On Sat, Jan 14, 2017 at 12:54:48AM -0500, Tejun Heo wrote:
> With kmem cgroup support enabled, kmem_caches can be created and
> destroyed frequently and a great number of near empty kmem_caches can
> accumulate if there are a lot of transient cgroups and the system is
> not under memory pressure.  When memory reclaim starts under such
> conditions, it can lead to consecutive deactivation and destruction of
> many kmem_caches, easily hundreds of thousands on moderately large
> systems, exposing scalability issues in the current slab management
> code.  This is one of the patches to address the issue.
> 
> slub uses synchronize_sched() to deactivate a memcg cache.

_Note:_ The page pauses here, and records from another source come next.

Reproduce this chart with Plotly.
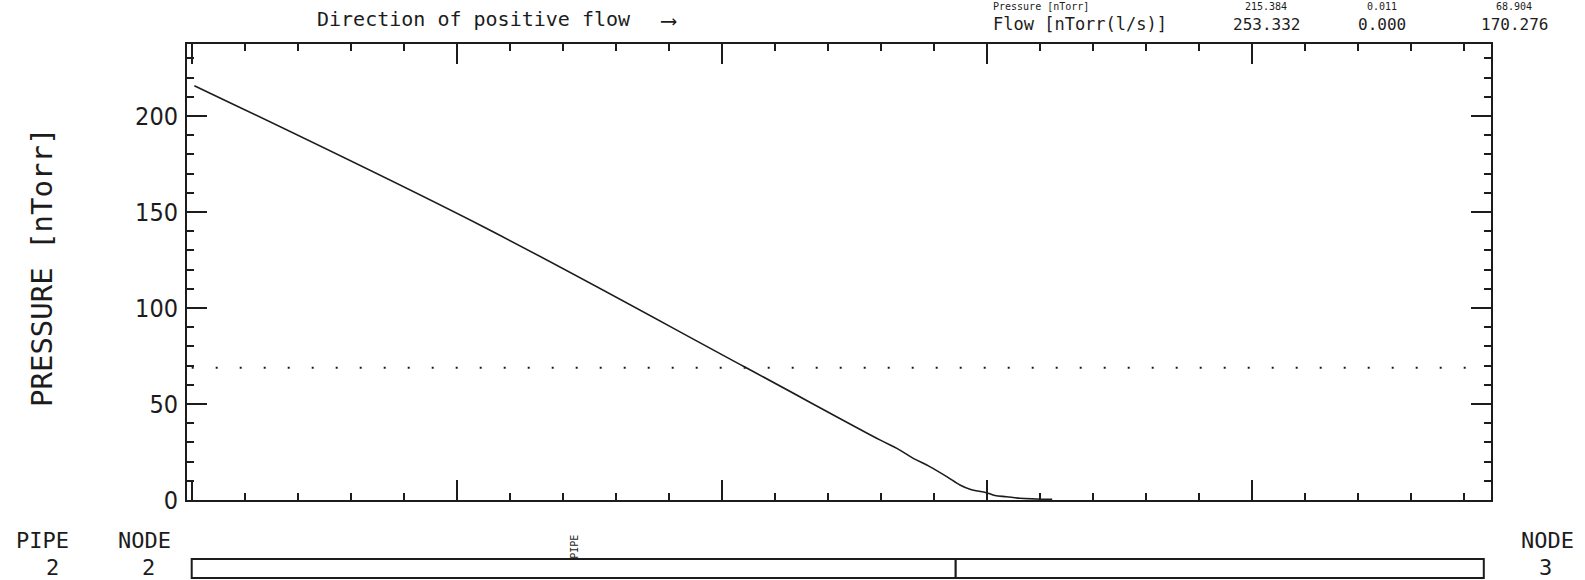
import plotly.graph_objects as go

# ---- data ----
pipe_position = [0.05, 5.50, 10.45, 12.98, 13.30, 13.61, 13.92, 14.24, 14.49,
                 14.68, 14.99, 15.15, 15.37, 15.62, 16.23]
pressure = [215.8, 142.3, 69.0, 31.3, 26.9, 21.7, 17.4, 12.2, 7.8,
            5.6, 3.8, 2.3, 1.7, 0.9, 0.3]
mean_pressure = 68.9
pipe_bounds = [0.0, 14.41, 24.37]
segment_labels = ["PIPE", ""]
pipe_id = "2"
node_ids = ["2", "3"]
y_ticks = [0, 50, 100, 150, 200]
table_rows = ["Pressure [nTorr]", "Flow [nTorr(l/s)]"]
table_values = [["215.384", "0.011", "68.904"],
                ["253.332", "0.000", "170.276"]]

W, H = 1585, 580
L, R, T, B = 187, 94, 44, 80
PW, PH = W - L - R, H - T - B
INK = "#1c1c1c"
MONO = "DejaVu Sans Mono, monospace"
NARROW = "Liberation Sans Narrow, DejaVu Sans Condensed, DejaVu Sans Mono, sans-serif"


def px(xp):
    return (xp - L) / PW


def py(yp):
    return (H - B - yp) / PH


fig = go.Figure()
fig.add_trace(go.Scatter(x=[pipe_bounds[0], pipe_bounds[-1]],
                         y=[mean_pressure, mean_pressure], mode="lines",
                         line=dict(color=INK, width=2, dash="2px,22px"),
                         hoverinfo="skip", showlegend=False))
fig.add_trace(go.Scatter(x=pipe_position, y=pressure, mode="lines",
                         line=dict(color=INK, width=1.6, shape="spline",
                                   smoothing=1.0),
                         showlegend=False))

shapes = []
for a, b in zip(pipe_bounds[:-1], pipe_bounds[1:]):
    shapes.append(dict(type="rect", xref="x", yref="paper", x0=a, x1=b,
                       y0=py(578), y1=py(559), line=dict(color=INK, width=2),
                       fillcolor="white"))

ann = []
ann.append(dict(text="Direction of positive flow", xref="paper", yref="paper",
                x=px(315), y=py(19), xanchor="left", yanchor="middle",
                showarrow=False, font=dict(family=MONO, size=20, color=INK)))
ann.append(dict(text="⟶", xref="paper", yref="paper", x=px(668), y=py(20),
                xanchor="center", yanchor="middle", showarrow=False,
                font=dict(family=MONO, size=22, color=INK)))
row_y = [7, 24]
row_size = [10, 17]
val_size = [10, 16]
col_x = [1266, 1382, 1514]
for r, (lab, vals) in enumerate(zip(table_rows, table_values)):
    ann.append(dict(text=lab, xref="paper", yref="paper", x=px(991), y=py(row_y[r]),
                    xanchor="left", yanchor="middle", showarrow=False,
                    font=dict(family=MONO, size=row_size[r], color=INK)))
    for c, v in enumerate(vals):
        ann.append(dict(text=v, xref="paper", yref="paper", x=px(col_x[c]),
                        y=py(row_y[r]), xanchor="center", yanchor="middle",
                        showarrow=False,
                        font=dict(family=MONO, size=val_size[r], color=INK)))

ann.append(dict(text="PRESSURE [nTorr]", xref="paper", yref="paper", x=px(42),
                y=py(268), textangle=-90, xanchor="center", yanchor="middle",
                showarrow=False, font=dict(family=MONO, size=29, color=INK)))

for txt, xc, yc in [("PIPE", 42, 540), (pipe_id, 52, 567),
                    ("NODE", 144, 540), (node_ids[0], 148, 567),
                    ("NODE", 1547, 540), (node_ids[1], 1545, 567)]:
    ann.append(dict(text=txt, xref="paper", yref="paper", x=px(xc), y=py(yc),
                    xanchor="center", yanchor="middle", showarrow=False,
                    font=dict(family=MONO, size=22, color=INK)))

for a, b, lab in zip(pipe_bounds[:-1], pipe_bounds[1:], segment_labels):
    if lab:
        ann.append(dict(text=lab, xref="x", yref="paper", x=(a + b) / 2, y=py(547),
                        textangle=-90, xanchor="center", yanchor="middle",
                        showarrow=False, font=dict(family=MONO, size=10, color=INK)))

x_unit = 53.02
x0_px = 191.7
fig.update_layout(
    width=W, height=H, autosize=False,
    margin=dict(l=L, r=R, t=T, b=B, pad=0),
    paper_bgcolor="white", plot_bgcolor="white",
    shapes=shapes, annotations=ann, showlegend=False,
    xaxis=dict(range=[(L - x0_px) / x_unit, (L + PW - x0_px) / x_unit],
               showgrid=False, zeroline=False, showticklabels=False,
               showline=True, linecolor=INK, linewidth=2, mirror="allticks",
               ticks="inside", ticklen=20, tickwidth=2, tickcolor=INK,
               tick0=0, dtick=5,
               minor=dict(ticks="inside", ticklen=7, tickwidth=2, tickcolor=INK,
                          tick0=0, dtick=1, showgrid=False)),
    yaxis=dict(range=[0, PH / 1.92], showgrid=False, zeroline=False,
               showline=True, linecolor=INK, linewidth=2, mirror="allticks",
               ticks="inside", ticklen=20, tickwidth=2, tickcolor=INK,
               tickvals=y_ticks, ticktext=[str(v) for v in y_ticks],
               ticklabelstandoff=2,
               tickfont=dict(family=NARROW, size=25, color=INK),
               minor=dict(ticks="inside", ticklen=7, tickwidth=2, tickcolor=INK,
                          tick0=0, dtick=10, showgrid=False)),
)

fig.write_html("out.html", config={"displayModeBar": False},
               post_script="document.body.style.margin='0';"
                           "document.body.style.padding='0';")
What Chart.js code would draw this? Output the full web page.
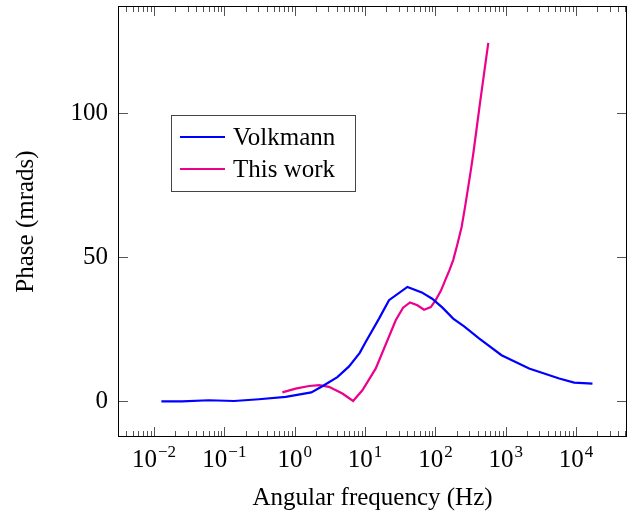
<!DOCTYPE html>
<html>
<head>
<meta charset="utf-8">
<script src="https://cdn.jsdelivr.net/npm/chart.js@4.4.0/dist/chart.umd.min.js"></script>
<style>
  html, body { margin: 0; padding: 0; background: #fff; }
  #wrap { width: 628px; height: 519px; }
</style>
</head>
<body>
<div id="wrap"><canvas id="chart" width="628" height="519"></canvas></div>
<script>
const FONT = '"Liberation Serif", "Times New Roman", serif';

// Volkmann
const volkmannFreq = [0.0127, 0.025, 0.06, 0.137, 0.31, 0.745, 1.72, 2.47, 4.04, 5.92, 8.4, 10.2, 15.8, 21.9,
  40, 64, 90, 126, 179, 256, 417, 872, 2150, 5760, 9400, 17100];
const volkmannPhase = [0, 0, 0.35, 0.1, 0.7, 1.5, 3.1, 5.2, 8.4, 12.1, 16.8, 20.6, 28.7, 35.1,
  39.7, 37.8, 35.6, 32.5, 28.7, 26, 21.8, 16, 11.4, 7.9, 6.5, 6.1];

// This work
const thisWorkFreq = [0.667, 1.03, 1.6, 2.22, 3.07, 4.76, 6.76, 9.16, 14.2, 27.3, 34.7, 43.6, 55.5, 69,
  86, 101, 120, 141, 159, 179, 205, 236, 263, 293, 318, 346, 385, 430, 490, 565];
const thisWorkPhase = [3.1, 4.4, 5.3, 5.6, 5.0, 2.7, 0.1, 3.8, 11.4, 28.1, 32.5, 34.3, 33.3, 31.8,
  32.7, 35.1, 38.4, 42.6, 45.6, 49, 54.4, 60.5, 67.2, 74.4, 80, 86, 94.5, 103.4, 113.5, 124.4];

const xDecades = [-2, -1, 0, 1, 2, 3, 4];
const yTicks = [0, 50, 100];
const xMin = 0.00307, xMax = 53000;
const yMin = -12.4, yMax = 137.2;

const toPoints = (xs, ys) => xs.map((f, i) => ({ x: f, y: ys[i] }));

// inward ticks, box frame, 10^k labels and the legend box
const frame = {
  id: 'frame',
  afterDraw(chart) {
    const { ctx, chartArea: a, scales: { x, y } } = chart;
    ctx.save();
    ctx.strokeStyle = '#555';
    ctx.lineWidth = 1;
    ctx.beginPath();
    for (let k = -3; k <= 4; k++) {
      for (let m = 1; m <= 9; m++) {
        const v = m * Math.pow(10, k);
        if (v <= xMin || v >= xMax) continue;
        const px = Math.round(x.getPixelForValue(v)) + 0.5;
        const len = m === 1 ? 10 : 6;
        ctx.moveTo(px, a.bottom); ctx.lineTo(px, a.bottom - len);
        ctx.moveTo(px, a.top); ctx.lineTo(px, a.top + len);
      }
    }
    yTicks.forEach(v => {
      const py = Math.round(y.getPixelForValue(v)) + 0.5;
      ctx.moveTo(a.left, py); ctx.lineTo(a.left + 10, py);
      ctx.moveTo(a.right, py); ctx.lineTo(a.right - 10, py);
    });
    ctx.stroke();

    ctx.strokeStyle = '#000';
    ctx.strokeRect(a.left + 0.5, a.top + 0.5, a.right - a.left - 1, a.bottom - a.top - 1);

    // x tick labels with superscript exponent
    ctx.fillStyle = '#000';
    ctx.textBaseline = 'alphabetic';
    ctx.textAlign = 'left';
    xDecades.forEach(k => {
      const px = x.getPixelForValue(Math.pow(10, k));
      const base = '10';
      const exp = (k < 0 ? '\u2212' : '') + Math.abs(k);
      ctx.font = '25px ' + FONT;
      const wb = ctx.measureText(base).width;
      ctx.font = '17px ' + FONT;
      const we = ctx.measureText(exp).width;
      const x0 = px - (wb + 1 + we) / 2;
      ctx.font = '25px ' + FONT;
      ctx.fillText(base, x0, a.bottom + 30);
      ctx.font = '17px ' + FONT;
      ctx.fillText(exp, x0 + wb + 1, a.bottom + 20);
    });

    // legend
    const lx = 171, ly = 115, lw = 184, lh = 76;
    ctx.fillStyle = '#fff';
    ctx.fillRect(lx, ly, lw, lh);
    ctx.strokeStyle = '#444';
    ctx.lineWidth = 1;
    ctx.strokeRect(lx + 0.5, ly + 0.5, lw, lh);
    chart.data.datasets.forEach((ds, i) => {
      const cy = 137 + i * 32;
      ctx.strokeStyle = ds.borderColor;
      ctx.lineWidth = 2;
      ctx.beginPath();
      ctx.moveTo(180, cy);
      ctx.lineTo(225, cy);
      ctx.stroke();
      ctx.fillStyle = '#000';
      ctx.font = '25px ' + FONT;
      ctx.fillText(ds.label, 233, cy + 8);
    });
    ctx.restore();
  }
};

new Chart(document.getElementById('chart'), {
  type: 'line',
  data: {
    datasets: [
      { label: 'Volkmann', data: toPoints(volkmannFreq, volkmannPhase), borderColor: '#0000ff',
        borderWidth: 2.2, pointRadius: 0, tension: 0, fill: false },
      { label: 'This work', data: toPoints(thisWorkFreq, thisWorkPhase), borderColor: '#ec008c',
        borderWidth: 2.2, pointRadius: 0, tension: 0, fill: false }
    ]
  },
  options: {
    responsive: false,
    animation: false,
    devicePixelRatio: 1,
    layout: { padding: { top: 6, right: 1, left: 0, bottom: 0 } },
    plugins: { legend: { display: false }, tooltip: { enabled: false } },
    scales: {
      x: {
        type: 'logarithmic', min: xMin, max: xMax,
        grid: { display: false, drawTicks: false }, border: { display: false },
        ticks: { display: false },
        title: { display: true, text: 'Angular frequency (Hz)', color: '#000',
          font: { family: FONT, size: 25 }, padding: { top: 0, bottom: 6 } },
        afterFit: s => { s.height = 82; s.paddingLeft = 0; s.paddingRight = 0; }
      },
      y: {
        min: yMin, max: yMax,
        grid: { display: false, drawTicks: false }, border: { display: false },
        afterBuildTicks: s => { s.ticks = yTicks.map(v => ({ value: v })); },
        ticks: { color: '#000', font: { family: FONT, size: 25 }, padding: 10 },
        title: { display: true, text: 'Phase (mrads)', color: '#000',
          font: { family: FONT, size: 25 }, padding: { top: 11, bottom: 0 } },
        afterFit: s => { s.width = 118; s.paddingTop = 0; s.paddingBottom = 0; }
      }
    }
  },
  plugins: [frame]
});
</script>
</body>
</html>
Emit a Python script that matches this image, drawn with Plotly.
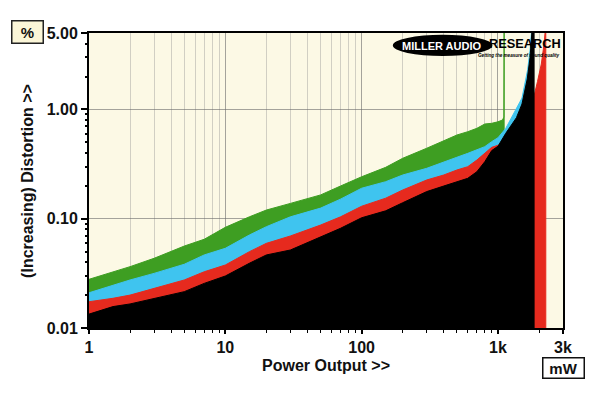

> synchronize_sched() is an expensive and slow operation and doesn't
> scale when a huge number of caches are destroyed back-to-back.  While
> there used to be a simple batching mechanism, the batching was too
> restricted to be helpful.
> 
> This patch implements slab_deactivate_memcg_cache_rcu_sched() which
> slub can use to schedule sched RCU callback instead of performing
> synchronize_sched() synchronously while holding cgroup_mutex.  While
> this adds online cpus, mems and slab_mutex operations, operating on
> these locks back-to-back from the same kworker, which is what's gonna
> happen when there are many to deactivate, isn't expensive at all and
> this gets rid of the scalability problem completely.
> 
> Signed-off-by: Tejun Heo <[email protected]>
> Reported-by: Jay Vana <[email protected]>
> Cc: Vladimir Davydov <[email protected]>
> Cc: Christoph Lameter <[email protected]>
> Cc: Pekka Enberg <[email protected]>
> Cc: David Rientjes <[email protected]>
> Cc: Joonsoo Kim <[email protected]>
> Cc: Andrew Morton <[email protected]>

I don't think there's much point in having the infrastructure for this
in slab_common.c, as only SLUB needs it, but it isn't a show stopper.